Both Marxism and Leninism contain the theory and the practice of the working-class struggle for emancipation; they signify the unity of revolutionary theory and practice, in contrast to the Marxism of the epigones, the Marxism of the Second International, which even in its so-called orthodox form separated theory and practice, and rejected revolutionary action even when it was recognized in theory.

'Leninism is Marxism in the epoch of imperialism and the proletarian revolution.

More precisely: Leninism is the theory and tactics of proletarian revolution in general, and of the proletarian dictatorship in particular' (Stalin). . . .


At the higher stages of communist training Marxist-Leninist economic theory and theory of the State must be included in the syllabus.

. . .

Comprehensive and thorough-going propaganda of the theoretical and tactical problems of armed insurrection and civil war is very important.
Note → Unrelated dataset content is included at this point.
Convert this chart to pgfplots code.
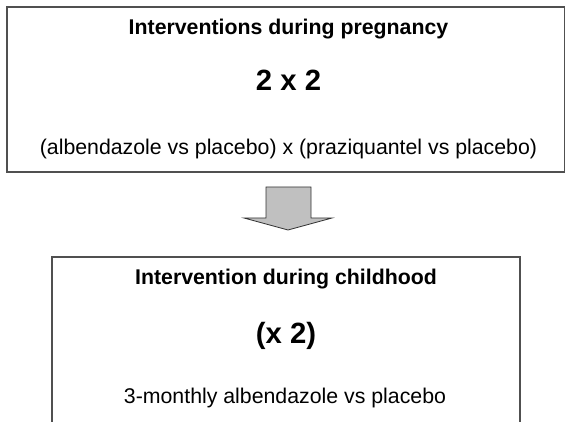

So are the Leninist principles concerning the national and colonial question in the countries where this subject is relevant.


At no stage of communist party training should the philosophic aspects of Marxism-Leninism be ignored. Marx and Engels and Lenin were all militant materialists. . . .




Leninism implies not merely the renaissance of revolutionary Marxism, but also an extension of its theoretical and practical content.



We have international centres for theoretical work in the sense of scientific research in the field of Marxism-Leninism in the Marx-Engels Institute, the Lenin Institute, and the Communist Academy. It is the task of the CI to make the results of research at these scientific institutes the common property of the international communist movement.